>> begin SUPPLIED INFORMATION

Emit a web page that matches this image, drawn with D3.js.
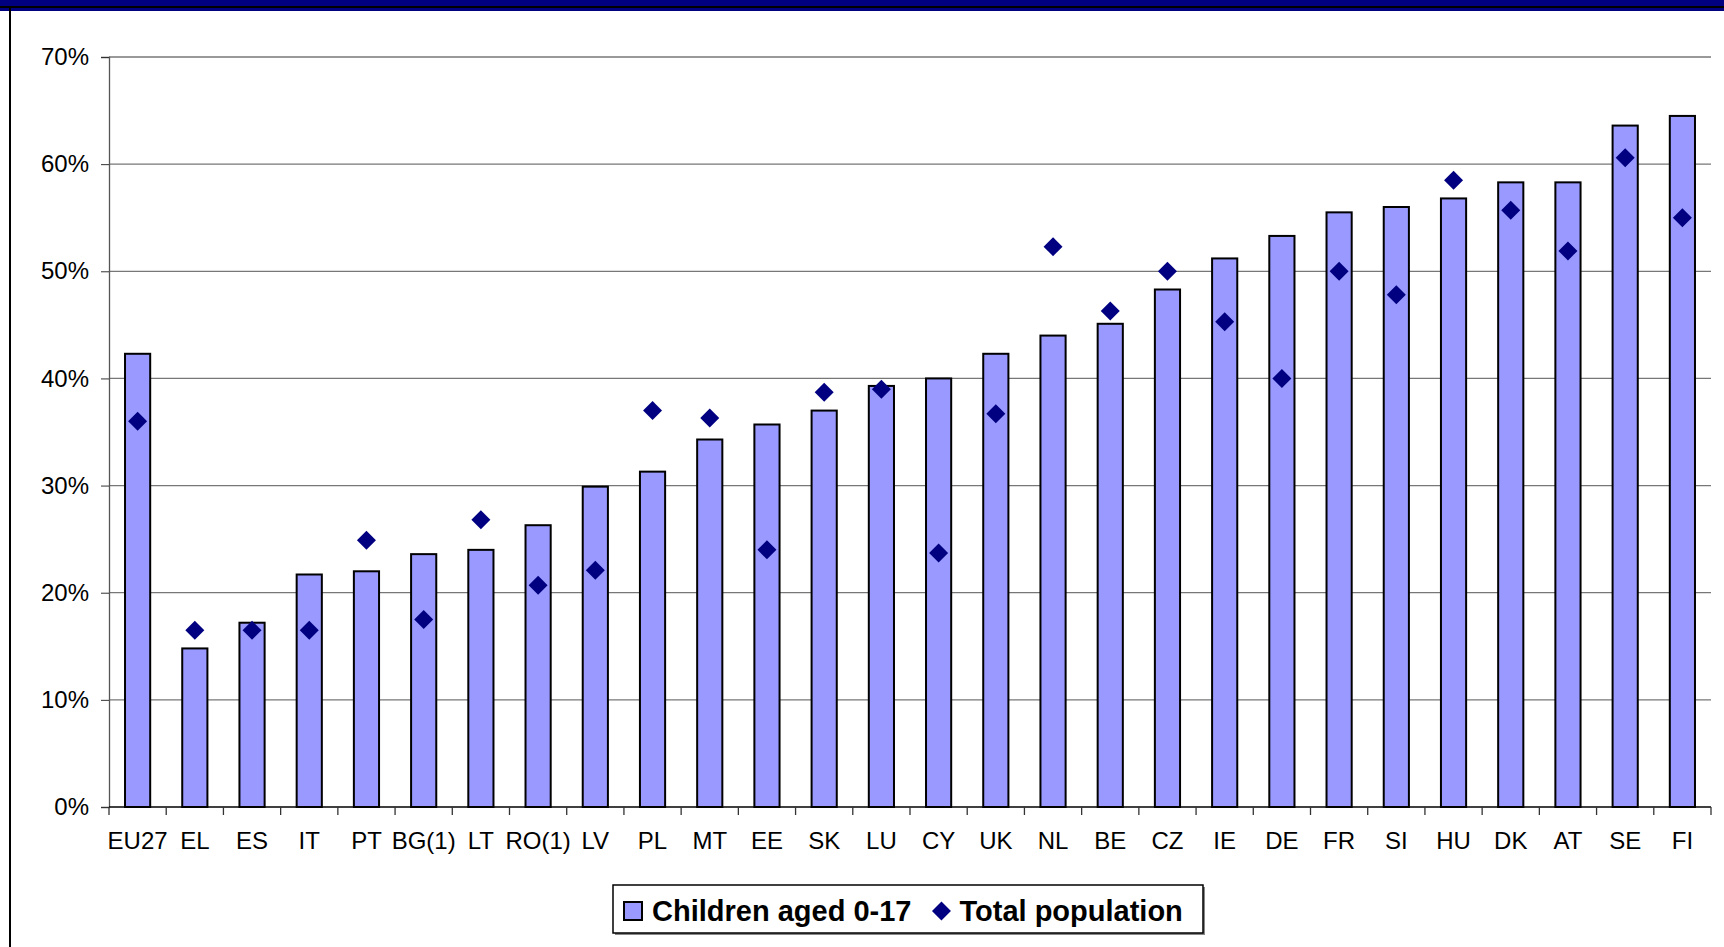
<!DOCTYPE html>
<html>
<head>
<meta charset="utf-8">
<script src="https://cdn.jsdelivr.net/npm/d3@7"></script>
<style>
body{margin:0;background:#fff;}
svg{display:block;font-family:"Liberation Sans",Arial,sans-serif;}
</style>
</head>
<body>
<svg id="chart"></svg>
<script>
// countries, ordered as in the chart
var countries = ["EU27","EL","ES","IT","PT","BG(1)","LT","RO(1)","LV","PL","MT","EE","SK","LU","CY","UK","NL","BE","CZ","IE","DE","FR","SI","HU","DK","AT","SE","FI"];
// children aged 0-17 (bars)
var childrenValues = [0.423,0.148,0.172,0.217,0.220,0.236,0.240,0.263,0.299,0.313,0.343,0.357,0.370,0.393,0.400,0.423,0.440,0.451,0.483,0.512,0.533,0.555,0.560,0.568,0.583,0.583,0.636,0.645];
// total population (diamonds)
var totalValues = [0.360,0.165,0.165,0.165,0.249,0.175,0.268,0.207,0.221,0.370,0.363,0.240,0.387,0.390,0.237,0.367,0.523,0.463,0.500,0.453,0.400,0.500,0.478,0.585,0.557,0.519,0.606,0.550];
var yTicks = [0,0.1,0.2,0.3,0.4,0.5,0.6,0.7];
var legendLabels = ["Children aged 0-17","Total population"];

var screen = {width:1724,height:947};
var plot = {left:109,right:1711,top:57,bottom:807};

var svg = d3.select("#chart")
    .attr("width",screen.width)
    .attr("height",screen.height);

// cut-off title band and frame
svg.append("rect")
    .attr("x",0).attr("y",0)
    .attr("width",screen.width).attr("height",11)
    .attr("fill","#000080");
svg.append("line")
    .attr("x1",0).attr("x2",screen.width)
    .attr("y1",7).attr("y2",7)
    .attr("stroke","#000").attr("stroke-width",2);
svg.append("line")
    .attr("x1",10).attr("x2",10)
    .attr("y1",7).attr("y2",screen.height)
    .attr("stroke","#000").attr("stroke-width",2);

var xScale = d3.scaleBand()
    .domain(countries)
    .range([plot.left,plot.right])
    .paddingInner(0.56)
    .paddingOuter(0.28);

var yScale = d3.scaleLinear()
    .domain([0,0.7])
    .range([plot.bottom,plot.top]);

// gridlines
svg.append("g")
    .selectAll("line")
    .data(yTicks.slice(1))
    .enter()
    .append("line")
    .attr("x1",plot.left).attr("x2",plot.right)
    .attr("y1",function(d){return yScale(d);})
    .attr("y2",function(d){return yScale(d);})
    .attr("stroke","#777")
    .attr("stroke-width",1.3);

// y axis
var yAxis = svg.append("g")
    .attr("transform","translate("+plot.left+",0)")
    .call(d3.axisLeft(yScale).tickValues(yTicks).tickFormat(d3.format(".0%")).tickSize(8).tickPadding(12));
yAxis.select(".domain").attr("stroke","#555").attr("stroke-width",1.3);
yAxis.selectAll(".tick line").attr("stroke","#333");
yAxis.selectAll("text")
    .attr("font-size",24)
    .attr("fill","#000")
    .attr("font-family","Liberation Sans, Arial, sans-serif");

// bars
svg.append("g")
    .selectAll("rect")
    .data(childrenValues)
    .enter()
    .append("rect")
    .attr("x",function(d,i){return xScale(countries[i]);})
    .attr("y",function(d){return yScale(d);})
    .attr("width",xScale.bandwidth())
    .attr("height",function(d){return plot.bottom-yScale(d);})
    .attr("fill","#9999FF")
    .attr("stroke","#000")
    .attr("stroke-width",2);

// x axis line and category boundary ticks
var step = xScale.step();
var boundaries = countries.map(function(c){return xScale(c)-xScale.paddingOuter()*step;});
boundaries.push(plot.right);

svg.append("line")
    .attr("x1",plot.left).attr("x2",plot.right)
    .attr("y1",plot.bottom).attr("y2",plot.bottom)
    .attr("stroke","#000").attr("stroke-width",1.5);

svg.append("g")
    .selectAll("line")
    .data(boundaries)
    .enter()
    .append("line")
    .attr("x1",function(d){return d;}).attr("x2",function(d){return d;})
    .attr("y1",plot.bottom).attr("y2",plot.bottom+8)
    .attr("stroke","#333").attr("stroke-width",1.3);

var xAxis = svg.append("g")
    .attr("transform","translate(0,"+plot.bottom+")")
    .call(d3.axisBottom(xScale).tickSize(0).tickPadding(25));
xAxis.select(".domain").remove();
xAxis.selectAll("text")
    .attr("font-size",24)
    .attr("fill","#000")
    .attr("font-family","Liberation Sans, Arial, sans-serif");

// diamonds
var diamond = d3.symbol().type(d3.symbolDiamond2).size(230);
svg.append("g")
    .selectAll("path")
    .data(totalValues)
    .enter()
    .append("path")
    .attr("d",diamond)
    .attr("transform",function(d,i){return "translate("+(xScale(countries[i])+xScale.bandwidth()/2)+","+yScale(d)+")";})
    .attr("fill","#000080");

// legend
var legend = svg.append("g");
legend.append("rect")
    .attr("x",615).attr("y",887)
    .attr("width",590).attr("height",48)
    .attr("fill","#888");
legend.append("rect")
    .attr("x",613).attr("y",885)
    .attr("width",590).attr("height",48)
    .attr("fill","#fff")
    .attr("stroke","#000")
    .attr("stroke-width",1.5);
legend.append("rect")
    .attr("x",624).attr("y",902)
    .attr("width",18).attr("height",18)
    .attr("fill","#9999FF")
    .attr("stroke","#000")
    .attr("stroke-width",2);
var t1 = legend.append("text")
    .attr("x",652).attr("y",921)
    .attr("font-size",29).attr("font-weight","bold")
    .text(legendLabels[0]);
var endX = 652 + t1.node().getComputedTextLength();
legend.append("path")
    .attr("d",d3.symbol().type(d3.symbolDiamond2).size(230))
    .attr("transform","translate("+(endX+30)+",911)")
    .attr("fill","#000080");
legend.append("text")
    .attr("x",endX+48).attr("y",921)
    .attr("font-size",29).attr("font-weight","bold")
    .text(legendLabels[1]);
</script>
</body>
</html>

>> end SUPPLIED INFORMATION

### SET PROBLEM:
Reproduce every line of the material precisely, omitting its pictures.

### FINAL RESULT:
Emit a web page that matches this image, drawn with D3.js.
<!DOCTYPE html>
<html>
<head>
<meta charset="utf-8">
<script src="https://cdn.jsdelivr.net/npm/d3@7"></script>
<style>
body{margin:0;background:#fff;}
svg{display:block;font-family:"Liberation Sans",Arial,sans-serif;}
</style>
</head>
<body>
<svg id="chart"></svg>
<script>
// countries, ordered as in the chart
var countries = ["EU27","EL","ES","IT","PT","BG(1)","LT","RO(1)","LV","PL","MT","EE","SK","LU","CY","UK","NL","BE","CZ","IE","DE","FR","SI","HU","DK","AT","SE","FI"];
// children aged 0-17 (bars)
var childrenValues = [0.423,0.148,0.172,0.217,0.220,0.236,0.240,0.263,0.299,0.313,0.343,0.357,0.370,0.393,0.400,0.423,0.440,0.451,0.483,0.512,0.533,0.555,0.560,0.568,0.583,0.583,0.636,0.645];
// total population (diamonds)
var totalValues = [0.360,0.165,0.165,0.165,0.249,0.175,0.268,0.207,0.221,0.370,0.363,0.240,0.387,0.390,0.237,0.367,0.523,0.463,0.500,0.453,0.400,0.500,0.478,0.585,0.557,0.519,0.606,0.550];
var yTicks = [0,0.1,0.2,0.3,0.4,0.5,0.6,0.7];
var legendLabels = ["Children aged 0-17","Total population"];

var screen = {width:1724,height:947};
var plot = {left:109,right:1711,top:57,bottom:807};

var svg = d3.select("#chart")
    .attr("width",screen.width)
    .attr("height",screen.height);

// cut-off title band and frame
svg.append("rect")
    .attr("x",0).attr("y",0)
    .attr("width",screen.width).attr("height",11)
    .attr("fill","#000080");
svg.append("line")
    .attr("x1",0).attr("x2",screen.width)
    .attr("y1",7).attr("y2",7)
    .attr("stroke","#000").attr("stroke-width",2);
svg.append("line")
    .attr("x1",10).attr("x2",10)
    .attr("y1",7).attr("y2",screen.height)
    .attr("stroke","#000").attr("stroke-width",2);

var xScale = d3.scaleBand()
    .domain(countries)
    .range([plot.left,plot.right])
    .paddingInner(0.56)
    .paddingOuter(0.28);

var yScale = d3.scaleLinear()
    .domain([0,0.7])
    .range([plot.bottom,plot.top]);

// gridlines
svg.append("g")
    .selectAll("line")
    .data(yTicks.slice(1))
    .enter()
    .append("line")
    .attr("x1",plot.left).attr("x2",plot.right)
    .attr("y1",function(d){return yScale(d);})
    .attr("y2",function(d){return yScale(d);})
    .attr("stroke","#777")
    .attr("stroke-width",1.3);

// y axis
var yAxis = svg.append("g")
    .attr("transform","translate("+plot.left+",0)")
    .call(d3.axisLeft(yScale).tickValues(yTicks).tickFormat(d3.format(".0%")).tickSize(8).tickPadding(12));
yAxis.select(".domain").attr("stroke","#555").attr("stroke-width",1.3);
yAxis.selectAll(".tick line").attr("stroke","#333");
yAxis.selectAll("text")
    .attr("font-size",24)
    .attr("fill","#000")
    .attr("font-family","Liberation Sans, Arial, sans-serif");

// bars
svg.append("g")
    .selectAll("rect")
    .data(childrenValues)
    .enter()
    .append("rect")
    .attr("x",function(d,i){return xScale(countries[i]);})
    .attr("y",function(d){return yScale(d);})
    .attr("width",xScale.bandwidth())
    .attr("height",function(d){return plot.bottom-yScale(d);})
    .attr("fill","#9999FF")
    .attr("stroke","#000")
    .attr("stroke-width",2);

// x axis line and category boundary ticks
var step = xScale.step();
var boundaries = countries.map(function(c){return xScale(c)-xScale.paddingOuter()*step;});
boundaries.push(plot.right);

svg.append("line")
    .attr("x1",plot.left).attr("x2",plot.right)
    .attr("y1",plot.bottom).attr("y2",plot.bottom)
    .attr("stroke","#000").attr("stroke-width",1.5);

svg.append("g")
    .selectAll("line")
    .data(boundaries)
    .enter()
    .append("line")
    .attr("x1",function(d){return d;}).attr("x2",function(d){return d;})
    .attr("y1",plot.bottom).attr("y2",plot.bottom+8)
    .attr("stroke","#333").attr("stroke-width",1.3);

var xAxis = svg.append("g")
    .attr("transform","translate(0,"+plot.bottom+")")
    .call(d3.axisBottom(xScale).tickSize(0).tickPadding(25));
xAxis.select(".domain").remove();
xAxis.selectAll("text")
    .attr("font-size",24)
    .attr("fill","#000")
    .attr("font-family","Liberation Sans, Arial, sans-serif");

// diamonds
var diamond = d3.symbol().type(d3.symbolDiamond2).size(230);
svg.append("g")
    .selectAll("path")
    .data(totalValues)
    .enter()
    .append("path")
    .attr("d",diamond)
    .attr("transform",function(d,i){return "translate("+(xScale(countries[i])+xScale.bandwidth()/2)+","+yScale(d)+")";})
    .attr("fill","#000080");

// legend
var legend = svg.append("g");
legend.append("rect")
    .attr("x",615).attr("y",887)
    .attr("width",590).attr("height",48)
    .attr("fill","#888");
legend.append("rect")
    .attr("x",613).attr("y",885)
    .attr("width",590).attr("height",48)
    .attr("fill","#fff")
    .attr("stroke","#000")
    .attr("stroke-width",1.5);
legend.append("rect")
    .attr("x",624).attr("y",902)
    .attr("width",18).attr("height",18)
    .attr("fill","#9999FF")
    .attr("stroke","#000")
    .attr("stroke-width",2);
var t1 = legend.append("text")
    .attr("x",652).attr("y",921)
    .attr("font-size",29).attr("font-weight","bold")
    .text(legendLabels[0]);
var endX = 652 + t1.node().getComputedTextLength();
legend.append("path")
    .attr("d",d3.symbol().type(d3.symbolDiamond2).size(230))
    .attr("transform","translate("+(endX+30)+",911)")
    .attr("fill","#000080");
legend.append("text")
    .attr("x",endX+48).attr("y",921)
    .attr("font-size",29).attr("font-weight","bold")
    .text(legendLabels[1]);
</script>
</body>
</html>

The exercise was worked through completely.